The task
Restate the whole listing word for word. Pictures are left out.
[start of Data block]
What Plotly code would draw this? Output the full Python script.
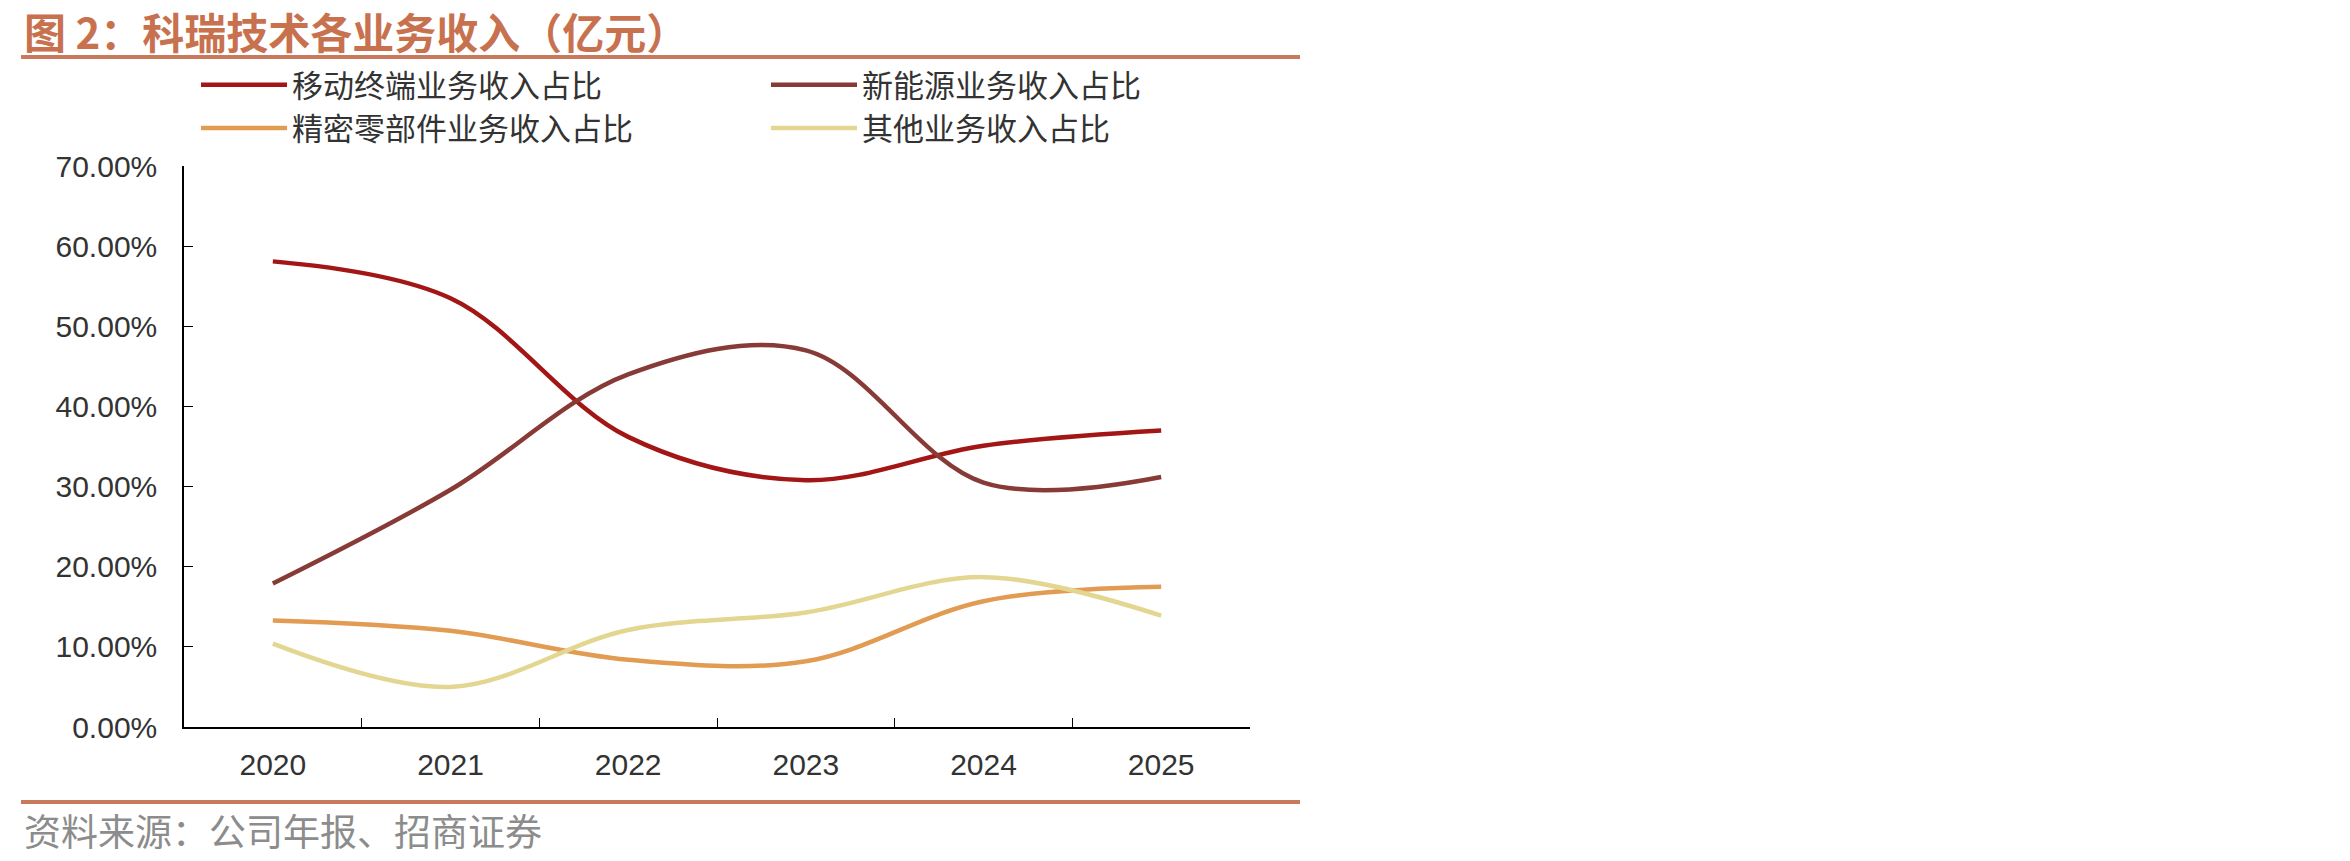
import plotly.graph_objects as go

years = ["2020", "2021", "2022", "2023", "2024", "2025"]
mobile = [0.581, 0.535, 0.362, 0.308, 0.351, 0.370]
newenergy = [0.179, 0.296, 0.440, 0.470, 0.305, 0.312]
precision = [0.133, 0.120, 0.084, 0.082, 0.157, 0.175]
other = [0.104, 0.050, 0.121, 0.143, 0.187, 0.139]

names = ["移动终端业务收入占比", "新能源业务收入占比", "精密零部件业务收入占比", "其他业务收入占比"]
colors = ["#A31616", "#873A36", "#E29B52", "#E3D690"]
legends = ["legend", "legend2", "legend", "legend2"]
series = [mobile, newenergy, precision, other]

W, H = 2350, 861
L, R, T, B = 184, 1100, 166, 134
pw, ph = W - L - R, H - T - B

def px(x):
    return (x - L) / pw

def py(y):
    return (H - B - y) / ph

fig = go.Figure()
for name, vals, col, lg in zip(names, series, colors, legends):
    fig.add_trace(go.Scatter(
        x=years, y=vals, name=name, mode="lines",
        line=dict(color=col, width=4.5, shape="spline", smoothing=1),
        legend=lg,
    ))

cjk = "Noto Sans CJK SC"
legend_common = dict(
    orientation="v", xanchor="left", yanchor="top",
    font=dict(family=cjk, size=31, color="#333333"),
    bgcolor="rgba(0,0,0,0)", itemwidth=86, tracegroupgap=0,
)

fig.update_layout(
    width=W, height=H,
    margin=dict(l=L, r=R, t=T, b=B, pad=0),
    paper_bgcolor="white", plot_bgcolor="white",
    showlegend=True,
    legend=dict(x=px(196), y=py(58), **legend_common),
    legend2=dict(x=px(766), y=py(58), **legend_common),
    xaxis=dict(
        type="category", range=[-0.5, 5.5],
        tickson="boundaries", ticks="inside", ticklen=9,
        tickcolor="black", tickwidth=1.2,
        showline=True, linecolor="black", linewidth=1.5,
        showgrid=False, zeroline=False,
        tickfont=dict(family="Liberation Sans", size=30, color="#333333"),
        ticklabelstandoff=10,
    ),
    yaxis=dict(
        range=[0, 0.7], tickvals=[0, 0.1, 0.2, 0.3, 0.4, 0.5, 0.6, 0.7],
        tickformat=".2%", ticks="inside", ticklen=9,
        tickcolor="black", tickwidth=1.2,
        showline=True, linecolor="black", linewidth=1.5,
        showgrid=False, zeroline=False,
        tickfont=dict(family="Liberation Sans", size=30, color="#333333"),
        ticklabelstandoff=19,
    ),
    shapes=[
        dict(type="line", xref="paper", yref="paper", x0=px(21), x1=px(1300),
             y0=py(57), y1=py(57), line=dict(color="#C97A5C", width=4)),
        dict(type="line", xref="paper", yref="paper", x0=px(21), x1=px(1300),
             y0=py(802), y1=py(802), line=dict(color="#C97A5C", width=4)),
    ],
    annotations=[
        dict(text="<b>图 2：科瑞技术各业务收入（亿元）</b>", xref="paper", yref="paper",
             x=px(23), y=py(31), xanchor="left", yanchor="middle", showarrow=False,
             borderpad=0,
             font=dict(family=cjk, size=42, color="#C8714F")),
        dict(text="资料来源：公司年报、招商证券", xref="paper", yref="paper",
             x=px(22), y=py(830), xanchor="left", yanchor="middle", showarrow=False,
             font=dict(family=cjk, size=37, color="#8C8C8C")),
    ],
)

fig.write_html("out.html")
[end of Data block]
Answer to the task
What Plotly code would draw this? Output the full Python script.
import plotly.graph_objects as go

years = ["2020", "2021", "2022", "2023", "2024", "2025"]
mobile = [0.581, 0.535, 0.362, 0.308, 0.351, 0.370]
newenergy = [0.179, 0.296, 0.440, 0.470, 0.305, 0.312]
precision = [0.133, 0.120, 0.084, 0.082, 0.157, 0.175]
other = [0.104, 0.050, 0.121, 0.143, 0.187, 0.139]

names = ["移动终端业务收入占比", "新能源业务收入占比", "精密零部件业务收入占比", "其他业务收入占比"]
colors = ["#A31616", "#873A36", "#E29B52", "#E3D690"]
legends = ["legend", "legend2", "legend", "legend2"]
series = [mobile, newenergy, precision, other]

W, H = 2350, 861
L, R, T, B = 184, 1100, 166, 134
pw, ph = W - L - R, H - T - B

def px(x):
    return (x - L) / pw

def py(y):
    return (H - B - y) / ph

fig = go.Figure()
for name, vals, col, lg in zip(names, series, colors, legends):
    fig.add_trace(go.Scatter(
        x=years, y=vals, name=name, mode="lines",
        line=dict(color=col, width=4.5, shape="spline", smoothing=1),
        legend=lg,
    ))

cjk = "Noto Sans CJK SC"
legend_common = dict(
    orientation="v", xanchor="left", yanchor="top",
    font=dict(family=cjk, size=31, color="#333333"),
    bgcolor="rgba(0,0,0,0)", itemwidth=86, tracegroupgap=0,
)

fig.update_layout(
    width=W, height=H,
    margin=dict(l=L, r=R, t=T, b=B, pad=0),
    paper_bgcolor="white", plot_bgcolor="white",
    showlegend=True,
    legend=dict(x=px(196), y=py(58), **legend_common),
    legend2=dict(x=px(766), y=py(58), **legend_common),
    xaxis=dict(
        type="category", range=[-0.5, 5.5],
        tickson="boundaries", ticks="inside", ticklen=9,
        tickcolor="black", tickwidth=1.2,
        showline=True, linecolor="black", linewidth=1.5,
        showgrid=False, zeroline=False,
        tickfont=dict(family="Liberation Sans", size=30, color="#333333"),
        ticklabelstandoff=10,
    ),
    yaxis=dict(
        range=[0, 0.7], tickvals=[0, 0.1, 0.2, 0.3, 0.4, 0.5, 0.6, 0.7],
        tickformat=".2%", ticks="inside", ticklen=9,
        tickcolor="black", tickwidth=1.2,
        showline=True, linecolor="black", linewidth=1.5,
        showgrid=False, zeroline=False,
        tickfont=dict(family="Liberation Sans", size=30, color="#333333"),
        ticklabelstandoff=19,
    ),
    shapes=[
        dict(type="line", xref="paper", yref="paper", x0=px(21), x1=px(1300),
             y0=py(57), y1=py(57), line=dict(color="#C97A5C", width=4)),
        dict(type="line", xref="paper", yref="paper", x0=px(21), x1=px(1300),
             y0=py(802), y1=py(802), line=dict(color="#C97A5C", width=4)),
    ],
    annotations=[
        dict(text="<b>图 2：科瑞技术各业务收入（亿元）</b>", xref="paper", yref="paper",
             x=px(23), y=py(31), xanchor="left", yanchor="middle", showarrow=False,
             borderpad=0,
             font=dict(family=cjk, size=42, color="#C8714F")),
        dict(text="资料来源：公司年报、招商证券", xref="paper", yref="paper",
             x=px(22), y=py(830), xanchor="left", yanchor="middle", showarrow=False,
             font=dict(family=cjk, size=37, color="#8C8C8C")),
    ],
)

fig.write_html("out.html")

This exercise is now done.